DATA IN THIS EXERCISE –

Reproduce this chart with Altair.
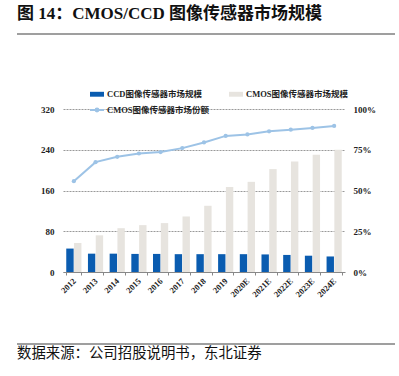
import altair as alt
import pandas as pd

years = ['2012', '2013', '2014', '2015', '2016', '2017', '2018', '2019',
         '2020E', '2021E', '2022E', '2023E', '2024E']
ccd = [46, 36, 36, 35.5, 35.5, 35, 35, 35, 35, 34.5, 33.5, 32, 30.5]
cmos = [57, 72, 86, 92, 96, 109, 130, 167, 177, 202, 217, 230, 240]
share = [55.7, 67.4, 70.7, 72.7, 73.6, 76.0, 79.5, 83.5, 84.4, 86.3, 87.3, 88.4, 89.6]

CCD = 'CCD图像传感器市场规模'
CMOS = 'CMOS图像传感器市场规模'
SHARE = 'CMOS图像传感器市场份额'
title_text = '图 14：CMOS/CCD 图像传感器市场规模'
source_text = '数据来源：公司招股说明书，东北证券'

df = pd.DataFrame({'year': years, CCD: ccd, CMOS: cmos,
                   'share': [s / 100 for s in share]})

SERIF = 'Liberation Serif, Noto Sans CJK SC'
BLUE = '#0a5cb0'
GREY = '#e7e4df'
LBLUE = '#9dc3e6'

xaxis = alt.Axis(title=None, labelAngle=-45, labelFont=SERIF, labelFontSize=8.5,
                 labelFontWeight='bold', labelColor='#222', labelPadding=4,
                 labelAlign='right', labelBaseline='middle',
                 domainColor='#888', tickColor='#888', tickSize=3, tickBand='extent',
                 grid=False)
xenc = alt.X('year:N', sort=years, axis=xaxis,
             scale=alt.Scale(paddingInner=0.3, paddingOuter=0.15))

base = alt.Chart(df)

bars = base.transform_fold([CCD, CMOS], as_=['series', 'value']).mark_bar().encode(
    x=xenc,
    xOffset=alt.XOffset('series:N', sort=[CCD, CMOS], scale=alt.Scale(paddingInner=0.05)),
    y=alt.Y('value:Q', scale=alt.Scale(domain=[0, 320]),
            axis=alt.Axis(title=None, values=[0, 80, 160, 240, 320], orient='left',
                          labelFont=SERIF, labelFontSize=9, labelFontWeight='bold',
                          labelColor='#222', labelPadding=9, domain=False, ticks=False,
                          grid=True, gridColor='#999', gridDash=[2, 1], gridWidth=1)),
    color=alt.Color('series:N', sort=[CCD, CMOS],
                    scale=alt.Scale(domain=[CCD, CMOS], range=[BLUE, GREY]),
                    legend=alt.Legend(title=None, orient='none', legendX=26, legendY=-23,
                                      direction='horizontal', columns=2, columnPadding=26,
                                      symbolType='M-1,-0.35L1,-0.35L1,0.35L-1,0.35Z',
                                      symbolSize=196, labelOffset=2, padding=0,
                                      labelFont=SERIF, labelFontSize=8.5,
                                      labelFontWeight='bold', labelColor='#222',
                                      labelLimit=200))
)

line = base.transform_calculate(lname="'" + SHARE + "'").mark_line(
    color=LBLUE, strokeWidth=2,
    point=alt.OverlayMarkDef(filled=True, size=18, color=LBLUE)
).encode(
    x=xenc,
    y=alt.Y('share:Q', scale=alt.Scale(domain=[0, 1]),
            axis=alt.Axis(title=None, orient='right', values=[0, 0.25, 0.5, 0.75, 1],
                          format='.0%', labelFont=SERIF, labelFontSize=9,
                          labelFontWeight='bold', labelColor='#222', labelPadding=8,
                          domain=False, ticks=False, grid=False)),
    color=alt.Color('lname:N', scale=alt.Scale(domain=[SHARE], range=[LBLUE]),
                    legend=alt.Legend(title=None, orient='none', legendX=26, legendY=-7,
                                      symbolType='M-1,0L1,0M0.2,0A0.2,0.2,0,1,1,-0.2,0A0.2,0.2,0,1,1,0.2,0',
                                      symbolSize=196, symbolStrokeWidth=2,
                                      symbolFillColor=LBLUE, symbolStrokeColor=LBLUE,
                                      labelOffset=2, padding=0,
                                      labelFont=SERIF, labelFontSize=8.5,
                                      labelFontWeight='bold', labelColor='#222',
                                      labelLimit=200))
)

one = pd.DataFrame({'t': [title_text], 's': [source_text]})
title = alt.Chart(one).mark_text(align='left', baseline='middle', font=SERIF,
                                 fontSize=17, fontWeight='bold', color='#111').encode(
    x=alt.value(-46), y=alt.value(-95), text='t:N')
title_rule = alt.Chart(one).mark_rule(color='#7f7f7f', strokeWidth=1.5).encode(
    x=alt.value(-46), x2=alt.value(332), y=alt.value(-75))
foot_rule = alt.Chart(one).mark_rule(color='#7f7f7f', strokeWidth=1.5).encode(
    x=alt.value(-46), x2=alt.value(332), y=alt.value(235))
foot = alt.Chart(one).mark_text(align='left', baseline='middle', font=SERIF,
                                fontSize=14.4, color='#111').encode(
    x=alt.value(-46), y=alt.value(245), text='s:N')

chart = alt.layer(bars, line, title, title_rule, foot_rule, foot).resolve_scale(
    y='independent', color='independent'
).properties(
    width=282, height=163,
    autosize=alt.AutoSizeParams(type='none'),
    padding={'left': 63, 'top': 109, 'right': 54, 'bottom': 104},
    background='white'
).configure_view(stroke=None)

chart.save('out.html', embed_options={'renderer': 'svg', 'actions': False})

--

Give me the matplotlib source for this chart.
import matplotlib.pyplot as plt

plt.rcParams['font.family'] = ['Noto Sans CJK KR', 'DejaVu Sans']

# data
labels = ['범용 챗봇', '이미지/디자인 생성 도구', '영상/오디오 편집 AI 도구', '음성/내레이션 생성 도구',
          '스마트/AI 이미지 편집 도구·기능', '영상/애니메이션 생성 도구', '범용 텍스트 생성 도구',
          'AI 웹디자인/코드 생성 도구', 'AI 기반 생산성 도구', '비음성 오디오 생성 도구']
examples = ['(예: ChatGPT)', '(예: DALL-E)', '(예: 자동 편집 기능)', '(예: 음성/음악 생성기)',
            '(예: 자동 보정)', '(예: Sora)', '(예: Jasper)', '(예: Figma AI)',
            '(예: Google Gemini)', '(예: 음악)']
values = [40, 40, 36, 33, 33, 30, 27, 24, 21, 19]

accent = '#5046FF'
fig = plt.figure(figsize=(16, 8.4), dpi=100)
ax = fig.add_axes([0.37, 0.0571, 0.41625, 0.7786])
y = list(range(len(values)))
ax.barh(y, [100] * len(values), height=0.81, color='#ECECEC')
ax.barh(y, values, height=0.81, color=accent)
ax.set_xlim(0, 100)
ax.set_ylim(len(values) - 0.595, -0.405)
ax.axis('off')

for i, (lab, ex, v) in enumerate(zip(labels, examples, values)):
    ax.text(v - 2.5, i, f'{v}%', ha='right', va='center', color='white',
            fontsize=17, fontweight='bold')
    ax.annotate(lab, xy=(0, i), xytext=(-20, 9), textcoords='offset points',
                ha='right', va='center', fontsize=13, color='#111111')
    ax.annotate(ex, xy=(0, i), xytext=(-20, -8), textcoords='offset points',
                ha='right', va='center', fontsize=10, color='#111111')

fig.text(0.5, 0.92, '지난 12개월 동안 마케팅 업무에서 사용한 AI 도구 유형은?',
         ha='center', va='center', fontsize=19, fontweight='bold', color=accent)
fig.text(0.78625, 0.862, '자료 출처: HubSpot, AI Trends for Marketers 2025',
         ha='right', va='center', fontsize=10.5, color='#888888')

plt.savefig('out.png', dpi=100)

CHALLENGE –
Pictures stay out: repeat exactly only the lines from the one with "Reproduce this chart with Altair." through the one with "base = alt.Chart(df)".

OUTPUT OF THE EXERCISE –
Reproduce this chart with Altair.
import altair as alt
import pandas as pd

years = ['2012', '2013', '2014', '2015', '2016', '2017', '2018', '2019',
         '2020E', '2021E', '2022E', '2023E', '2024E']
ccd = [46, 36, 36, 35.5, 35.5, 35, 35, 35, 35, 34.5, 33.5, 32, 30.5]
cmos = [57, 72, 86, 92, 96, 109, 130, 167, 177, 202, 217, 230, 240]
share = [55.7, 67.4, 70.7, 72.7, 73.6, 76.0, 79.5, 83.5, 84.4, 86.3, 87.3, 88.4, 89.6]

CCD = 'CCD图像传感器市场规模'
CMOS = 'CMOS图像传感器市场规模'
SHARE = 'CMOS图像传感器市场份额'
title_text = '图 14：CMOS/CCD 图像传感器市场规模'
source_text = '数据来源：公司招股说明书，东北证券'

df = pd.DataFrame({'year': years, CCD: ccd, CMOS: cmos,
                   'share': [s / 100 for s in share]})

SERIF = 'Liberation Serif, Noto Sans CJK SC'
BLUE = '#0a5cb0'
GREY = '#e7e4df'
LBLUE = '#9dc3e6'

xaxis = alt.Axis(title=None, labelAngle=-45, labelFont=SERIF, labelFontSize=8.5,
                 labelFontWeight='bold', labelColor='#222', labelPadding=4,
                 labelAlign='right', labelBaseline='middle',
                 domainColor='#888', tickColor='#888', tickSize=3, tickBand='extent',
                 grid=False)
xenc = alt.X('year:N', sort=years, axis=xaxis,
             scale=alt.Scale(paddingInner=0.3, paddingOuter=0.15))

base = alt.Chart(df)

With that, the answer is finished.